How does bank statement OCR handle password-protected PDFs in India?
If the applicant provides the password during the application, the system uses it directly. For forgotten passwords, tools can attempt systematic derivation from information provided during KYC — common patterns include combinations of PAN number, registered mobile number, date of birth, and account holder name. These patterns cover the most common password formats used by Indian banks for net-banking statement downloads.
What happens when a scanned bank statement is too degraded for OCR to read?
A well-implemented pipeline has two stages. The primary OCR engine processes the image after pre-processing (deskew, denoise, contrast normalisation). If the primary engine's confidence falls below an acceptable threshold — common for faded dot-matrix prints, camera photos taken at an angle, or photocopies of photocopies — a premium cloud OCR service processes the document as a fallback. This two-stage approach handles the range of scan quality seen in PSU and co-operative bank submissions from tier-2 and tier-3 cities.
What RBI compliance requirements apply to NBFCs using bank statement OCR tools?
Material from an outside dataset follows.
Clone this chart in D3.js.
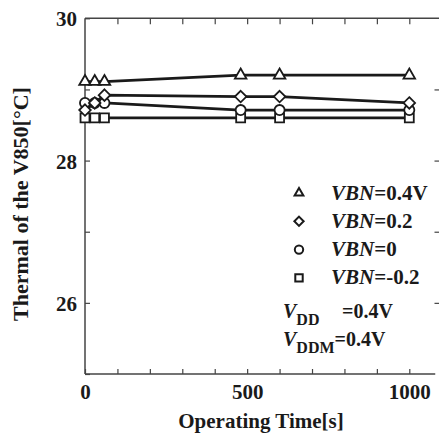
<!DOCTYPE html>
<html lang="en">
<head>
<meta charset="UTF-8">
<title>Thermal of the V850</title>
<script src="https://cdn.jsdelivr.net/npm/d3@7"></script>
<style>
    body { margin: 0; background: #fff; }
    svg { display: block; }
    svg text { font-family: "Liberation Serif", "Times New Roman", serif !important; font-weight: bold; fill: #1a1a1a; }
</style>
</head>
<body>
<div id="chart"></div>
<script>
    // values
    const times = [0, 30, 60, 480, 600, 1000];
    const vbnPos04 = [29.11, 29.11, 29.11, 29.2, 29.2, 29.2];
    const vbnPos02 = [28.71, 28.81, 28.92, 28.9, 28.9, 28.81];
    const vbnZero = [28.81, 28.81, 28.81, 28.71, 28.71, 28.71];
    const vbnNeg02 = [28.6, 28.6, 28.6, 28.6, 28.6, 28.6];
    const seriesLabels = ["=0.4V", "=0.2", "=0", "=-0.2"];
    const xTickLabels = [0, 500, 1000];
    const yTickLabels = [26, 28, 30];

    const width = 439, height = 438;

    const series = [
        {values: vbnNeg02, shape: d3.symbolSquare, size: 80, label: seriesLabels[3], row: 3},
        {values: vbnZero, shape: d3.symbolCircle, size: 80, label: seriesLabels[2], row: 2},
        {values: vbnPos02, shape: d3.symbolDiamond2, size: 85, label: seriesLabels[1], row: 1},
        {values: vbnPos04, shape: d3.symbolTriangle2, size: 95, label: seriesLabels[0], row: 0}
    ];

    const x = d3.scaleLinear().domain([0, 1000]).range([85, 409.3]);
    const y = d3.scaleLinear().domain([25, 30]).range([374, 18.3]);

    const svg = d3.select("#chart").append("svg")
        .attr("width", width)
        .attr("height", height);

    // axes
    const xTicks = d3.range(0, 1001, 100);
    const yTicks = d3.range(25, 30.01, 1);
    const axisColor = "#444";

    const bottomAxis = svg.append("g")
        .attr("transform", `translate(0,${y(25)})`)
        .call(d3.axisBottom(x).tickValues(xTicks).tickSizeInner(-5).tickSizeOuter(0)
            .tickPadding(10)
            .tickFormat(d => xTickLabels.includes(d) ? d : ""));
    bottomAxis.select(".domain").remove();
    bottomAxis.append("line").attr("x1", x(0)).attr("x2", x(1080)).attr("stroke", axisColor).attr("stroke-width", 1.5);

    const topAxis = svg.append("g")
        .attr("transform", `translate(0,${y(30)})`)
        .call(d3.axisTop(x).tickValues(xTicks.slice(1)).tickSizeInner(-6).tickSizeOuter(0).tickFormat(""));
    topAxis.select(".domain").remove();
    topAxis.append("line").attr("x1", x(0)).attr("x2", width).attr("stroke", axisColor).attr("stroke-width", 1.5);

    const leftAxis = svg.append("g")
        .attr("transform", `translate(${x(0)},0)`)
        .call(d3.axisLeft(y).tickValues(yTicks).tickSizeInner(-5).tickSizeOuter(0)
            .tickPadding(8)
            .tickFormat(d => yTickLabels.includes(d) ? d : ""));
    leftAxis.select(".domain").remove();
    leftAxis.append("line").attr("y1", y(25)).attr("y2", y(30)).attr("stroke", axisColor).attr("stroke-width", 1.5);

    const rightAxis = svg.append("g")
        .attr("transform", `translate(${width + 0.5},0)`)
        .call(d3.axisRight(y).tickValues(yTicks.slice(1, 5)).tickSizeInner(-5).tickSizeOuter(0).tickFormat(""));
    rightAxis.select(".domain").remove();

    svg.selectAll("g").attr("font-family", null).attr("font-size", null);
    svg.selectAll(".tick line").attr("stroke", axisColor).attr("stroke-width", 1.2);
    svg.selectAll(".tick text").style("font-size", "21px").attr("fill", "#1a1a1a");
    leftAxis.selectAll(".tick text").attr("dy", "0.36em");

    // lines and markers
    const line = d3.line().x((d, i) => x(times[i])).y(d => y(d));

    series.forEach(s => {
        svg.append("path")
            .datum(s.values)
            .attr("fill", "none")
            .attr("stroke", "#1a1a1a")
            .attr("stroke-width", 2.8)
            .attr("d", line);
    });
    series.forEach(s => {
        svg.append("g").selectAll("path")
            .data(s.values)
            .join("path")
            .attr("transform", (d, i) => `translate(${x(times[i])},${y(d)})`)
            .attr("d", d3.symbol().type(s.shape).size(s.size)())
            .attr("fill", "#fff")
            .attr("stroke", "#1a1a1a")
            .attr("stroke-width", 1.8);
    });

    // legend
    const legend = svg.append("g");
    series.forEach(s => {
        const cy = 193 + s.row * 28.3;
        legend.append("path")
            .attr("transform", `translate(299,${cy})`)
            .attr("d", d3.symbol().type(s.shape).size(55)())
            .attr("fill", "#fff")
            .attr("stroke", "#1a1a1a")
            .attr("stroke-width", 2);
        const t = legend.append("text")
            .attr("x", 331).attr("y", cy + 6.5)
            .style("font-size", "21px");
        t.append("tspan").style("font-style", "italic").text("VBN");
        t.append("tspan").text(s.label);
    });

    const vdd = legend.append("text").attr("x", 283).attr("y", 318).style("font-size", "20px");
    vdd.append("tspan").style("font-style", "italic").text("V");
    vdd.append("tspan").attr("dy", 7).style("font-size", "16px").text("DD");
    vdd.append("tspan").attr("x", 342).attr("dy", -7).text("=0.4V");

    const vddm = legend.append("text").attr("x", 283).attr("y", 346).style("font-size", "20px");
    vddm.append("tspan").style("font-style", "italic").text("V");
    vddm.append("tspan").attr("dy", 7).style("font-size", "16px").text("DDM");
    vddm.append("tspan").attr("dy", -7).text("=0.4V");

    // axis titles
    svg.append("text")
        .attr("x", 261).attr("y", 428)
        .attr("text-anchor", "middle")
        .style("font-size", "21px")
        .text("Operating Time[s]");

    svg.append("text")
        .attr("transform", "translate(28,204) rotate(-90)")
        .attr("text-anchor", "middle")
        .style("font-size", "22px")
        .text("Thermal of the V850[°C]");
</script>
</body>
</html>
RBI's Digital Lending Guidelines (2022, updated 2023) require that customer financial data accessed by a lending service provider be consent-based, stored only for the stated credit assessment purpose, and kept within India's data boundary. NBFCs must ensure their BSA vendor agreements address data localisation, processing purpose limitation, DPDP Act 2023 obligations, and provide an audit trail for regulator-directed reviews. These are due-diligence requirements that should be part of any vendor evaluation, not just a post-selection check.